St Ignatius drew up a formal constitution between 1544 and 1550 and began to open colleges in the major Italian cities, followed by the Gregorian University in Rome. He died suddenly on July 31 1556 and his remains were enshrined in what is the Gesu, the mother church of the Jesuits in Rome.

St Ignatius was canonised in 1622, on the same day as St Philip Neri and St Teresa of Avila, and he was declared as patron saints of spiritual exercises and retreats by Pope Pius XI.

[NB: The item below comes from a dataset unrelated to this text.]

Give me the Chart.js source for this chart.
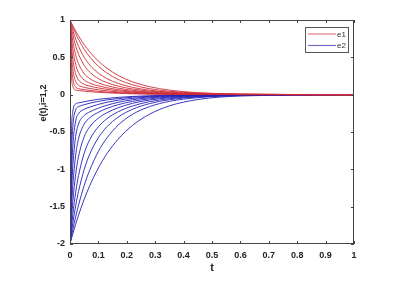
<!DOCTYPE html>
<html>
<head>
<meta charset="utf-8">
<script src="https://cdn.jsdelivr.net/npm/chart.js@4.4.0/dist/chart.umd.min.js"></script>
<style>
  html, body { margin: 0; padding: 0; background: #fff; }
  #wrap { width: 416px; height: 288px; }
</style>
</head>
<body>
<div id="wrap"><canvas id="grafico"></canvas></div>
<script>
// sample times (t) read along the x axis
const tiempos = [0, 0.005, 0.01, 0.02, 0.03, 0.05, 0.07, 0.1, 0.13, 0.17, 0.22, 0.28, 0.35, 0.45, 0.6, 1];

// e1 curves (red), innermost first
const e1a = [1, 0.275, 0.111, 0.062, 0.055, 0.047, 0.040, 0.031, 0.025, 0.018, 0.012, 0.007, 0.004, 0.002, 0.001, 0];
const e1b = [1, 0.427, 0.214, 0.102, 0.081, 0.067, 0.057, 0.045, 0.035, 0.026, 0.017, 0.011, 0.006, 0.003, 0.001, 0];
const e1c = [1, 0.564, 0.345, 0.176, 0.127, 0.098, 0.083, 0.065, 0.051, 0.037, 0.025, 0.015, 0.009, 0.004, 0.001, 0];
const e1d = [1, 0.677, 0.479, 0.279, 0.197, 0.139, 0.115, 0.090, 0.071, 0.051, 0.034, 0.021, 0.012, 0.005, 0.002, 0];
const e1e = [1, 0.771, 0.608, 0.404, 0.295, 0.197, 0.154, 0.118, 0.092, 0.067, 0.045, 0.028, 0.016, 0.007, 0.002, 0];
const e1f = [1, 0.841, 0.714, 0.533, 0.415, 0.282, 0.214, 0.157, 0.121, 0.087, 0.058, 0.036, 0.021, 0.009, 0.003, 0];
const e1g = [1, 0.893, 0.801, 0.653, 0.542, 0.392, 0.300, 0.215, 0.161, 0.114, 0.076, 0.047, 0.027, 0.012, 0.004, 0];
const e1h = [1, 0.926, 0.860, 0.744, 0.648, 0.501, 0.396, 0.288, 0.215, 0.150, 0.098, 0.060, 0.034, 0.015, 0.005, 0];
const e1i = [1, 0.950, 0.903, 0.817, 0.740, 0.608, 0.503, 0.380, 0.290, 0.203, 0.132, 0.080, 0.045, 0.020, 0.006, 0];
const e1j = [1, 0.961, 0.923, 0.852, 0.787, 0.670, 0.571, 0.449, 0.354, 0.257, 0.172, 0.107, 0.061, 0.027, 0.008, 0];

// e2 curves (blue), innermost first
const e2a = [-2, -0.550, -0.222, -0.124, -0.110, -0.094, -0.080, -0.062, -0.050, -0.036, -0.024, -0.014, -0.008, -0.004, -0.002, 0];
const e2b = [-2, -0.854, -0.428, -0.204, -0.162, -0.134, -0.114, -0.090, -0.070, -0.052, -0.034, -0.022, -0.012, -0.006, -0.002, 0];
const e2c = [-2, -1.128, -0.690, -0.352, -0.254, -0.196, -0.166, -0.130, -0.102, -0.074, -0.050, -0.030, -0.018, -0.008, -0.002, 0];
const e2d = [-2, -1.354, -0.958, -0.558, -0.394, -0.278, -0.230, -0.180, -0.142, -0.102, -0.068, -0.042, -0.024, -0.010, -0.004, 0];
const e2e = [-2, -1.542, -1.216, -0.808, -0.590, -0.394, -0.308, -0.236, -0.184, -0.134, -0.090, -0.056, -0.032, -0.014, -0.004, 0];
const e2f = [-2, -1.682, -1.428, -1.066, -0.830, -0.564, -0.428, -0.314, -0.242, -0.174, -0.116, -0.072, -0.042, -0.018, -0.006, 0];
const e2g = [-2, -1.786, -1.602, -1.306, -1.084, -0.784, -0.600, -0.430, -0.322, -0.228, -0.152, -0.094, -0.054, -0.024, -0.008, 0];
const e2h = [-2, -1.852, -1.720, -1.488, -1.296, -1.002, -0.792, -0.576, -0.430, -0.300, -0.196, -0.120, -0.068, -0.030, -0.010, 0];
const e2i = [-2, -1.900, -1.806, -1.634, -1.480, -1.216, -1.006, -0.760, -0.580, -0.406, -0.264, -0.160, -0.090, -0.040, -0.012, 0];
const e2j = [-2, -1.930, -1.862, -1.734, -1.615, -1.400, -1.214, -0.982, -0.790, -0.594, -0.412, -0.262, -0.150, -0.065, -0.018, 0];

const curvasE1 = [e1a, e1b, e1c, e1d, e1e, e1f, e1g, e1h, e1i, e1j];
const curvasE2 = [e2a, e2b, e2c, e2d, e2e, e2f, e2g, e2h, e2i, e2j];

const ticksX = [0, 0.1, 0.2, 0.3, 0.4, 0.5, 0.6, 0.7, 0.8, 0.9, 1];
const ticksY = [-2, -1.5, -1, -0.5, 0, 0.5, 1];
const leyenda = ['e1', 'e2'];
const tituloX = 't';
const tituloY = 'e(t),i=1,2';

const rojo = 'rgb(205, 45, 55)';
const azul = 'rgb(35, 30, 185)';

function armarDataset(valores, color) {
  return {
    data: tiempos.map((t, i) => ({ x: t, y: valores[i] })),
    borderColor: color,
    borderWidth: 0.9,
    pointRadius: 0,
    fill: false,
    cubicInterpolationMode: 'monotone'
  };
}

const datasets = [];
curvasE1.forEach(c => datasets.push(armarDataset(c, rojo)));
curvasE2.forEach(c => datasets.push(armarDataset(c, azul)));

const fuenteTicks = { family: 'Liberation Sans', size: 9, weight: 'bold' };

// box, inward ticks, y title and legend (MATLAB look)
const extras = {
  id: 'extras',
  afterDraw(chart) {
    const ctx = chart.ctx;
    const a = chart.chartArea;
    const sx = chart.scales.x;
    const sy = chart.scales.y;
    ctx.save();
    ctx.strokeStyle = '#444';
    ctx.lineWidth = 1;
    ctx.strokeRect(a.left + 0.5, a.top + 0.5, a.right - a.left - 1, a.bottom - a.top - 1);
    ctx.beginPath();
    ticksX.forEach(v => {
      const px = Math.round(sx.getPixelForValue(v)) + 0.5;
      ctx.moveTo(px, a.bottom); ctx.lineTo(px, a.bottom - 3);
      ctx.moveTo(px, a.top); ctx.lineTo(px, a.top + 3);
    });
    ticksY.forEach(v => {
      const py = Math.round(sy.getPixelForValue(v)) + 0.5;
      ctx.moveTo(a.left, py); ctx.lineTo(a.left + 3, py);
      ctx.moveTo(a.right, py); ctx.lineTo(a.right - 3, py);
    });
    ctx.stroke();

    // y title
    ctx.fillStyle = '#222';
    ctx.font = 'bold 9px "Liberation Sans"';
    ctx.textAlign = 'center';
    ctx.textBaseline = 'middle';
    ctx.translate(44, 103);
    ctx.rotate(-Math.PI / 2);
    ctx.fillText(tituloY, 0, 0);
    ctx.setTransform(1, 0, 0, 1, 0, 0);

    // legend
    const lx = 305, ly = 27, lw = 43, lh = 25;
    ctx.fillStyle = '#fff';
    ctx.fillRect(lx, ly, lw, lh);
    ctx.strokeStyle = '#555';
    ctx.strokeRect(lx + 0.5, ly + 0.5, lw, lh);
    const colores = ['rgb(225, 120, 125)', 'rgb(115, 110, 200)'];
    leyenda.forEach((txt, i) => {
      const y = ly + 7 + i * 11.5;
      ctx.strokeStyle = colores[i];
      ctx.lineWidth = 1.2;
      ctx.beginPath();
      ctx.moveTo(lx + 3, y); ctx.lineTo(lx + 31, y);
      ctx.stroke();
      ctx.fillStyle = '#333';
      ctx.font = '8px "Liberation Sans"';
      ctx.textAlign = 'left';
      ctx.fillText(txt, lx + 32, y + 0.5);
    });
    ctx.restore();
  }
};

new Chart(document.getElementById('grafico'), {
  type: 'line',
  data: { datasets: datasets },
  plugins: [extras],
  options: {
    responsive: true,
    maintainAspectRatio: false,
    animation: false,
    events: [],
    layout: { padding: { left: 0, right: 62, top: 20, bottom: 0 } },
    plugins: { legend: { display: false }, tooltip: { enabled: false } },
    scales: {
      x: {
        type: 'linear',
        min: 0, max: 1,
        afterFit: s => { s.height = 44; },
        afterBuildTicks: s => { s.ticks = ticksX.map(v => ({ value: v })); },
        grid: { display: false, drawTicks: false },
        border: { display: false },
        ticks: {
          padding: 6,
          color: '#222',
          font: fuenteTicks,
          maxRotation: 0,
          callback: v => String(v)
        },
        title: {
          display: true,
          text: tituloX,
          color: '#222',
          font: { family: 'Liberation Sans', size: 11, weight: 'bold' },
          padding: { top: 0, bottom: 13 }
        }
      },
      y: {
        min: -2, max: 1,
        afterFit: s => { s.width = 70; },
        afterBuildTicks: s => { s.ticks = ticksY.map(v => ({ value: v })); },
        grid: { display: false, drawTicks: false },
        border: { display: false },
        ticks: {
          padding: 5,
          color: '#222',
          font: fuenteTicks,
          callback: v => String(v)
        }
      }
    }
  }
});
</script>
</body>
</html>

This is unsurprising given that his Spiritual Exercises are considered among the greatest of his gifts to Western Christianity. They began in the cave at Manresa and were first published in 1548 with papal approval. They manifest the spirit of all those saints who have sought to imitate Christ but the order of the meditations prescribed by their author was new. The object of the Exercises is to induce a state of spiritual calm so that disciples can accurately discern God’s will for them, guided solely be consideration for the purpose of their created existence – the glory of God and the perfection of human souls.

In the words of Pius XI, the Ignatian methods of prayer “lead a man by the safe paths of self-abnegation and the removal of bad habits up to the supreme heights of prayer and divine love”.

Among those prayers St Ignatius would often recite is this one: “Receive, Lord, all my liberty, my memory, my understanding and my whole will. You have given me all that I have, all that I am, and I surrender all to your divine will, that you dispose of me. Give me only your love and your grace. With this I am rich enough, and I have no more to ask.”